Lo interesante es que estos y similares ideologemas tenían lugar en medio de intensos procesos de investigación/desarrollo de varios tipos de vacunas en los laboratorios y de las correspondientes aprobaciones de emergencia por parte de las autoridades sanitarias. Hacia mediados de 2021, en Estados Unidos ya había tres vacunas disponibles: la de Pfizer-BioNTech, la de Moderna y la de Johnson&Johnson/Janssen, hecho que se vio escoltado por una sistemática apelación a que la población se inmunizara de manera gratuita en diversos centros sanitarios y otros habilitados al efecto.
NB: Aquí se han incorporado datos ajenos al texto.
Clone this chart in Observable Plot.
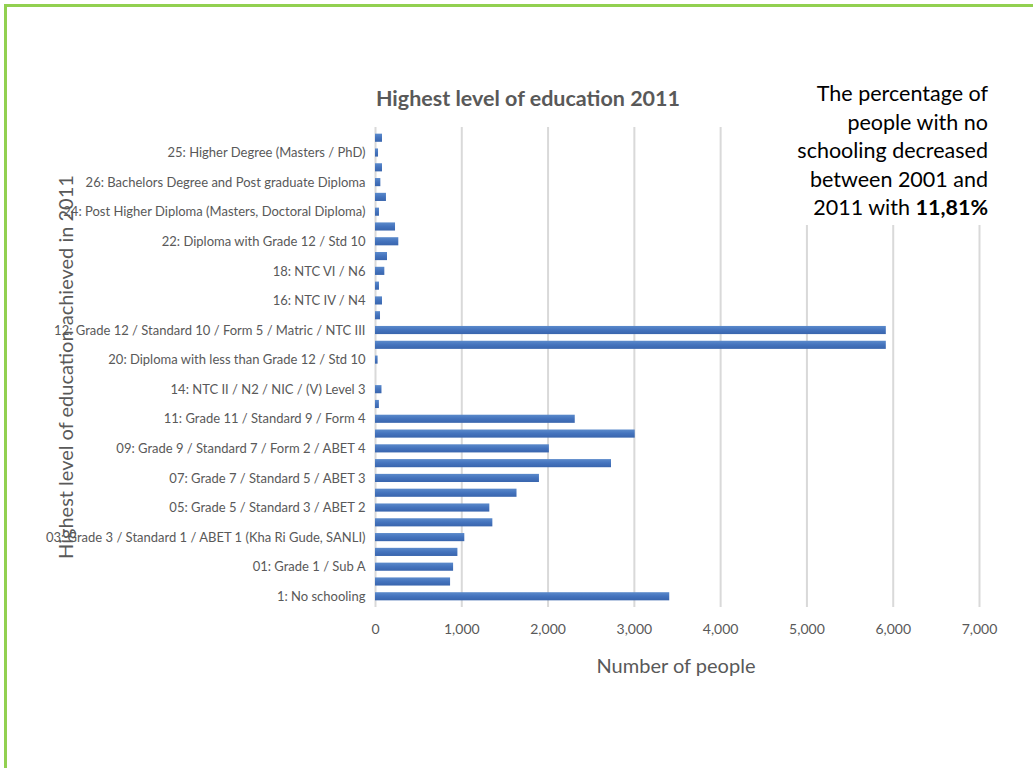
<!DOCTYPE html>
<html>
<head>
<meta charset="utf-8">
<script src="https://cdn.jsdelivr.net/npm/d3@7"></script>
<script src="https://cdn.jsdelivr.net/npm/@observablehq/plot@0.6"></script>
<style>
  body { margin: 0; background: #fff; font-family: Lato, "Open Sans", sans-serif; }
  #wrap { position: relative; width: 1033px; height: 768px; overflow: hidden; background: #fff; }
  #border { position: absolute; left: 4px; top: 4px; right: -20px; bottom: -20px;
            border-left: 3px solid #92d050; border-top: 3px solid #92d050; }
  #chart { position: absolute; left: 0; top: 0; }
  #title { position: absolute; left: 278px; width: 500px; top: 86px; line-height: 24px;
           text-align: center; font-size: 21.5px; font-weight: bold; color: #595959; }
  #note { position: absolute; left: 770px; width: 218px; top: 79px; height: 146px;
          background: #fff; text-align: right; font-size: 21.5px; line-height: 28.5px; color: #000; }
  #xtitle { position: absolute; left: 476px; width: 400px; top: 653px; line-height: 24px;
            text-align: center; font-size: 20px; color: #595959; }
  #ytitle { position: absolute; left: -175px; width: 480px; top: 355px; line-height: 24px;
            text-align: center; font-size: 20px; color: #595959; transform: rotate(-90deg); }
</style>
</head>
<body>
<div id="wrap">
  <div id="border"></div>
  <div id="chart"></div>
  <div id="title">Highest level of education 2011</div>
  <div id="note">The percentage of<br>people with no<br>schooling decreased<br>between 2001 and<br>2011 with <b>11,81%</b></div>
  <div id="xtitle">Number of people</div>
  <div id="ytitle">Highest level of education achieved in 2011</div>
</div>
<script>
// Categories listed bottom → top (as drawn)
const categories = [
  "1: No schooling",
  "00: Grade 0",
  "01: Grade 1 / Sub A",
  "02: Grade 2 / Sub B",
  "03: Grade 3 / Standard 1 / ABET 1 (Kha Ri Gude, SANLI)",
  "04: Grade 4 / Standard 2",
  "05: Grade 5 / Standard 3 / ABET 2",
  "06: Grade 6 / Standard 4",
  "07: Grade 7 / Standard 5 / ABET 3",
  "08: Grade 8 / Standard 6 / Form 1",
  "09: Grade 9 / Standard 7 / Form 2 / ABET 4",
  "10: Grade 10 / Standard 8 / Form 3",
  "11: Grade 11 / Standard 9 / Form 4",
  "13: NTC I / N1 / NIC / (V) Level 2",
  "14: NTC II / N2 / NIC / (V) Level 3",
  "19: Certificate with less than Grade 12 / Std 10",
  "20: Diploma with less than Grade 12 / Std 10",
  "12: Grade 12 / Matric",
  "12: Grade 12 / Standard 10 / Form 5 / Matric / NTC III",
  "15: NTC III / N3",
  "16: NTC IV / N4",
  "17: NTC V / N5",
  "18: NTC VI / N6",
  "21: Certificate with Grade 12 / Std 10",
  "22: Diploma with Grade 12 / Std 10",
  "23: Higher Diploma",
  "24: Post Higher Diploma (Masters, Doctoral Diploma)",
  "25: Bachelors Degree",
  "26: Bachelors Degree and Post graduate Diploma",
  "27: Honours degree",
  "25: Higher Degree (Masters / PhD)",
  "29: Other"
];
const people = [
  3410, 870, 905, 955, 1035, 1360, 1325, 1640, 1900, 2735, 2015, 3010, 2315,
  45, 75, 0, 30, 5920, 5920, 58, 81, 46, 108, 139, 270, 232, 46, 127, 62, 81, 35, 81
];
// Only every other category carries a visible label
const labeledCategories = categories.filter((d, i) => i % 2 === 0);
const xTicks = [0, 1000, 2000, 3000, 4000, 5000, 6000, 7000];

const data = categories.map((c, i) => ({category: c, value: people[i]}));

const chart = Plot.plot({
  width: 1033,
  height: 768,
  marginLeft: 375,
  marginRight: 54,
  marginTop: 127,
  marginBottom: 161,
  style: {fontFamily: "Lato, 'Open Sans', sans-serif", color: "#595959", background: "transparent", overflow: "visible"},
  x: {domain: [0, 7000], axis: null},
  y: {domain: categories, reverse: true, padding: 0.45, round: false, axis: null},
  marks: [
    Plot.gridX({ticks: xTicks, stroke: "#d9d9d9", strokeWidth: 2, strokeOpacity: 1}),
    Plot.barX(data, {x: "value", y: "category", fill: "url(#barGrad)"}),
    Plot.axisX({ticks: xTicks, tickSize: 0, tickPadding: 17, tickFormat: d3.format(","),
                fontSize: 14, fill: "#595959", label: null}),
    Plot.axisY({ticks: labeledCategories, tickSize: 0, tickPadding: 10,
                fontSize: 13, fill: "#595959", label: null})
  ]
});

d3.select(chart).insert("defs", ":first-child").html(
  '<linearGradient id="barGrad" x1="0" y1="0" x2="0" y2="1">' +
  '<stop offset="0" stop-color="#5b8acb"/>' +
  '<stop offset="0.5" stop-color="#4473bd"/>' +
  '<stop offset="1" stop-color="#3965ad"/>' +
  '</linearGradient>'
);

document.getElementById("chart").appendChild(chart);
</script>
</body>
</html>
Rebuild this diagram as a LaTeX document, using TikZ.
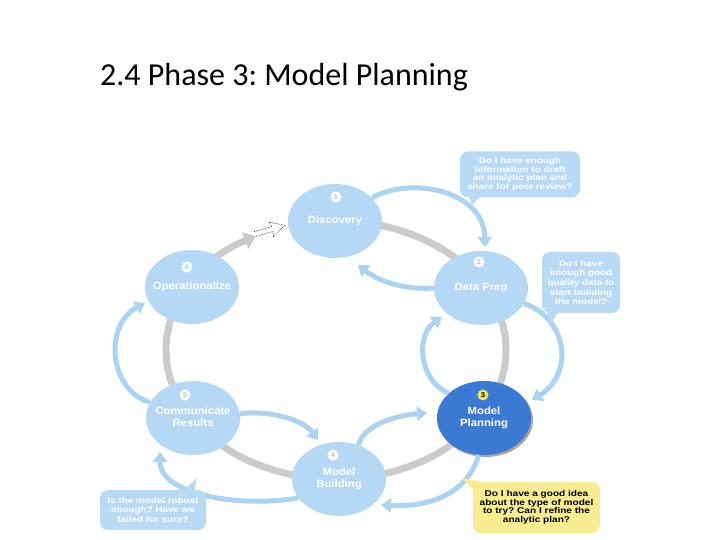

El resultado no se hizo esperar. De acuerdo con los CDC, en febrero de 2021 alrededor de 43,6 millones de personas habían recibido al menos una dosis de la vacuna contra la COVID-19. Hasta agosto de 2023, el 81,3 % de los estadounidenses había hecho lo mismo. Y en total, 230 637 348 personas (es decir alrededor del 70 % de la población) estaba completamente vacunada.
Nacionalmente, los evengélicos no son sino una minoría: alrededor del 25 % de la población. Como el ruido y las nueces. Flaubert lo resumió una vez en una frase: “no son las perlas las que hacen el collar, es el hilo”.